A simulated dataset to test the functions of the OTrecod package

The first 300 rows belong to the database A, while the next 400 rows belong to the database B. Five covariates: Gender, Treatment, Dosage, Smoking and Age are common to both databases (same encodings). Gender is the only complete covariate. The variables Yb1 and Yb2 are the target variables of A and B respectively, summarizing a same information encoded in two different scales. that summarize a same information saved in two distinct encodings, that is why, Yb1 is missing in the database B and Yb2 is missing in the database A.

Usage

simu_data

Format

A data.frame made of 2 overlayed databases (A and B) with 700 observations on the following 8 variables.

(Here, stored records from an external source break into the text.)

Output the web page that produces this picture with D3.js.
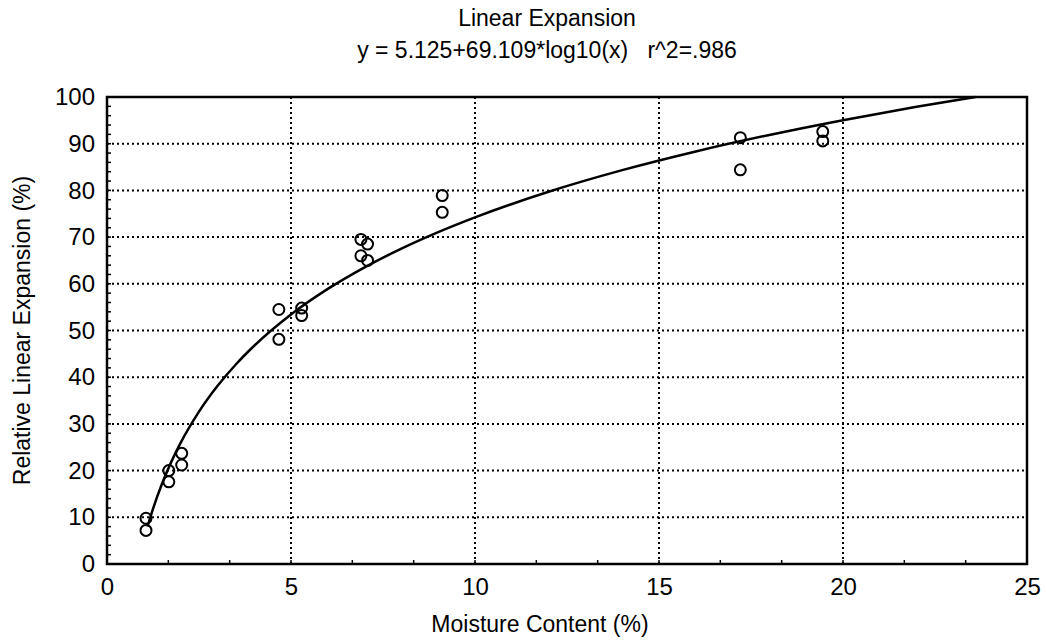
<!DOCTYPE html>
<html>
<head>
<meta charset="utf-8">
<script src="https://cdn.jsdelivr.net/npm/d3@7"></script>
<style>
  body { margin: 0; background: #fff; }
  text { font-family: "Liberation Sans", Arial, sans-serif; fill: #000; }
</style>
</head>
<body>
<svg id="chart" width="1046" height="643"></svg>
<script>
// values
const moisture = [1.06, 1.06, 1.68, 1.68, 2.03, 2.03, 4.67, 4.67, 5.29, 5.29,
	6.9, 6.9, 7.08, 7.08, 9.11, 9.11, 17.21, 17.21, 19.45, 19.45];
const expansion = [9.8, 7.2, 20.0, 17.6, 23.7, 21.2, 54.5, 48.1, 54.8, 53.2,
	69.5, 66.0, 68.5, 65.0, 78.9, 75.3, 91.3, 84.4, 92.6, 90.6];
const xTicks = [0, 5, 10, 15, 20, 25];
const yTicks = [0, 10, 20, 30, 40, 50, 60, 70, 80, 90, 100];
const fitA = 5.125;
const fitB = 69.109;
const fitX = [1.1, 1.25, 1.5, 1.75, 2, 2.5, 3, 3.5, 4, 5, 6, 7, 8, 9, 10, 12, 14, 16, 18, 20, 22, 23.6];

const svg = d3.select('#chart');
const plotL = 107, plotR = 1027, plotT = 97, plotB = 564;

const x = d3.scaleLinear().domain([0, 25]).range([plotL, plotR]);
const y = d3.scaleLinear().domain([0, 100]).range([plotB, plotT]);

// grid
svg.append('g').selectAll('line')
	.data(yTicks.filter(d => d > 0 && d < 100))
	.enter().append('line')
	.attr('x1', plotL).attr('x2', plotR)
	.attr('y1', d => y(d)).attr('y2', d => y(d))
	.attr('stroke', '#000').attr('stroke-width', 2)
	.attr('stroke-dasharray', '2,3');

svg.append('g').selectAll('line')
	.data(xTicks.filter(d => d > 0 && d < 25))
	.enter().append('line')
	.attr('y1', plotT).attr('y2', plotB)
	.attr('x1', d => x(d)).attr('x2', d => x(d))
	.attr('stroke', '#000').attr('stroke-width', 2)
	.attr('stroke-dasharray', '2,3');

// minor ticks
const xMinor = d3.range(0, 25.01, 5 / 3);
svg.append('g').selectAll('line')
	.data(xMinor)
	.enter().append('line')
	.attr('x1', d => x(d)).attr('x2', d => x(d))
	.attr('y1', plotB).attr('y2', plotB - 4)
	.attr('stroke', '#000').attr('stroke-width', 1.5);

const yMinor = d3.range(0, 100.01, 2);
svg.append('g').selectAll('line')
	.data(yMinor)
	.enter().append('line')
	.attr('y1', d => y(d)).attr('y2', d => y(d))
	.attr('x1', plotL).attr('x2', plotL + 4)
	.attr('stroke', '#000').attr('stroke-width', 1.5);

// frame
svg.append('rect')
	.attr('x', plotL).attr('y', plotT)
	.attr('width', plotR - plotL).attr('height', plotB - plotT)
	.attr('fill', 'none').attr('stroke', '#000').attr('stroke-width', 2.5);

// axes labels
const xAxis = d3.axisBottom(x).tickValues(xTicks).tickSize(0).tickPadding(14);
const gx = svg.append('g').attr('transform', `translate(0,${plotB})`).call(xAxis);
gx.select('.domain').remove();
gx.selectAll('.tick text')
	.attr('font-size', 24)
	.attr('font-family', '"Liberation Sans", Arial, sans-serif')
	.attr('fill', '#000');

const yAxis = d3.axisLeft(y).tickValues(yTicks).tickSize(0).tickPadding(12);
const gy = svg.append('g').attr('transform', `translate(${plotL},0)`).call(yAxis);
gy.select('.domain').remove();
gy.selectAll('.tick text')
	.attr('font-size', 24)
	.attr('font-family', '"Liberation Sans", Arial, sans-serif')
	.attr('fill', '#000');

// fitted curve
const line = d3.line()
	.x(d => x(d))
	.y(d => y(fitA + fitB * Math.log10(d)))
	.curve(d3.curveMonotoneX);

svg.append('path')
	.datum(fitX)
	.attr('d', line)
	.attr('fill', 'none')
	.attr('stroke', '#000')
	.attr('stroke-width', 2.5);

// points
svg.append('g').selectAll('circle')
	.data(moisture.map((m, i) => [m, expansion[i]]))
	.enter().append('circle')
	.attr('cx', d => x(d[0]))
	.attr('cy', d => y(d[1]))
	.attr('r', 5.5)
	.attr('fill', 'none')
	.attr('stroke', '#000')
	.attr('stroke-width', 2);

// titles
svg.append('text')
	.attr('x', 547).attr('y', 26)
	.attr('text-anchor', 'middle')
	.attr('font-size', 23)
	.text('Linear Expansion');

svg.append('text')
	.attr('x', 547).attr('y', 58)
	.attr('text-anchor', 'middle')
	.attr('font-size', 23)
	.attr('xml:space', 'preserve')
	.text('y = 5.125+69.109*log10(x)   r^2=.986');

svg.append('text')
	.attr('x', 540).attr('y', 632)
	.attr('text-anchor', 'middle')
	.attr('font-size', 23)
	.text('Moisture Content (%)');

svg.append('text')
	.attr('transform', `translate(30,${(plotT + plotB) / 2}) rotate(-90)`)
	.attr('text-anchor', 'middle')
	.attr('font-size', 23)
	.text('Relative Linear Expansion (%)');
</script>
</body>
</html>
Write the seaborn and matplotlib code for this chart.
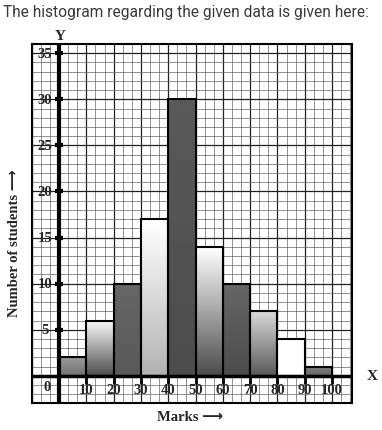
import numpy as np
import pandas as pd
import seaborn as sns
import matplotlib.pyplot as plt

# data
class_starts = [0, 10, 20, 30, 40, 50, 60, 70, 80, 90]
students = [2, 6, 10, 17, 30, 14, 10, 7, 4, 1]
bin_edges = [0, 10, 20, 30, 40, 50, 60, 70, 80, 90, 100]
y_ticks = [5, 10, 15, 20, 25, 30, 35]
x_ticks = [10, 20, 30, 40, 50, 60, 70, 80, 90, 100]

# grey shade of each bar, top -> bottom (scanned print look)
shade_top = [0.60, 0.98, 0.40, 1.0, 0.35, 1.0, 0.40, 0.85, 1.0, 0.50]
shade_bottom = [0.45, 0.30, 0.35, 0.70, 0.30, 0.30, 0.30, 0.35, 1.0, 0.40]

df = pd.DataFrame({"marks": [s + 5 for s in class_starts], "students": students})

sns.set_style("white")
fig = plt.figure(figsize=(3.82, 4.31), dpi=100)
ax = fig.add_axes([32 / 382, 1 - 404 / 431, (352 - 32) / 382, (404 - 45) / 431])

sns.histplot(data=df, x="marks", weights="students", bins=bin_edges,
             element="bars", fill=True, color="white", edgecolor="black",
             linewidth=1.5, alpha=1, ax=ax, zorder=3)

x0, x1 = -9.9, 107.3
y0, y1 = -2.95, 36.0

# graph paper
for gx in np.arange(-10, 108, 10 / 3):
    major = abs(gx / 10 - round(gx / 10)) < 1e-6
    ax.axvline(gx, color="#222" if major else "#666", lw=0.9 if major else 0.5, zorder=1)
for gy in range(-3, 37):
    ax.axhline(gy, color="#222" if gy % 5 == 0 else "#666",
               lw=0.9 if gy % 5 == 0 else 0.5, zorder=1)

# gradient fill clipped to each bar
for p, t, b in zip(ax.patches, shade_top, shade_bottom):
    bx, by = p.get_x(), p.get_y()
    w, h = p.get_width(), p.get_height()
    grad = np.linspace(t, b, 50).reshape(-1, 1)
    im = ax.imshow(grad, cmap="gray", vmin=0, vmax=1, aspect="auto",
                   extent=(bx, bx + w, by, by + h), zorder=3.5)
    im.set_clip_path(p)
    p.set_facecolor("none")
    p.set_zorder(4)

ax.set_xlim(x0, x1)
ax.set_ylim(y0, y1)

# axes lines and tick marks
ax.axhline(0, color="black", lw=2.5, zorder=5)
ax.axvline(0, color="black", lw=3, zorder=5)
ax.hlines(y_ticks, -1.6, 1.6, color="black", lw=3, zorder=6)
ax.vlines(x_ticks, -0.9, 0, color="black", lw=2, zorder=6)

serif = dict(family="Liberation Serif", fontweight="bold", fontsize=10.5)
for v in y_ticks:
    ax.text(-5.1, v, str(v), ha="center", va="center", zorder=7, **serif)
for v in x_ticks:
    ax.text(v, -1.5, str(v), ha="center", va="center", zorder=7, **serif)
ax.text(-4.4, -1.2, "0", ha="center", va="center", zorder=7, **serif)

ax.set_xticks([])
ax.set_yticks([])
ax.set_xlabel("")
ax.set_ylabel("")
for s in ax.spines.values():
    s.set_color("black")
    s.set_linewidth(1.5)
    s.set_visible(True)

fig.text(60 / 382, 1 - 37 / 431, "Y", ha="center", va="center",
         family="Liberation Serif", fontweight="bold", fontsize=11)
fig.text(372 / 382, 1 - 377 / 431, "X", ha="center", va="center",
         family="Liberation Serif", fontweight="bold", fontsize=11)
fig.text(190 / 382, 1 - 418 / 431, "Marks ⟶", ha="center", va="center",
         family=["Liberation Serif", "DejaVu Sans"], fontweight="bold", fontsize=10.5)
fig.text(15 / 382, 1 - 243 / 431, "Number of students ⟶", ha="center", va="center",
         rotation=90, family=["Liberation Serif", "DejaVu Sans"], fontweight="bold",
         fontsize=10.5)
fig.text(3 / 382, 1 - 13 / 431, "The histogram regarding the given data is given here:",
         ha="left", va="center", family="Roboto", fontsize=11.2, color="#3a3a3a")

fig.savefig("out.png", dpi=100)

DB: the database identifier, a character with 2 possible classes: A or B
Yb1: the target variable of the database A, stored as factor and encoded in 3 ordered levels: [20-40], [40-60[,[60-80] (the values related to the database B are missing)
Yb2: the target variable of the database B, stored as integer (an unknown scale from 1 to 5) in the database B (the values related to A are missing)
Gender: a factor with 2 levels (Female or Male) and no missing values
Treatment: a covariate of 3 classes stored as a character with 2% of missing values: Placebo, Trt A, Trt B
Dosage: a factor with 4 levels and 5% of missing values: from Dos 1 to dos 4
Smoking: a covariate of 2 classes stored as a character and 10% of missing values: NO for non smoker, YES otherwise
Age: a numeric corresponding to the age of participants in years. This variable counts 5% of missing values

Source

randomly generated

Details

The purpose of the functions contained in this package is to predict the missing information on Yb1 and Yb2 in database A and database B using the Optimal Transportation Theory.

Missing information has been simulated to some covariates following a simple MCAR process.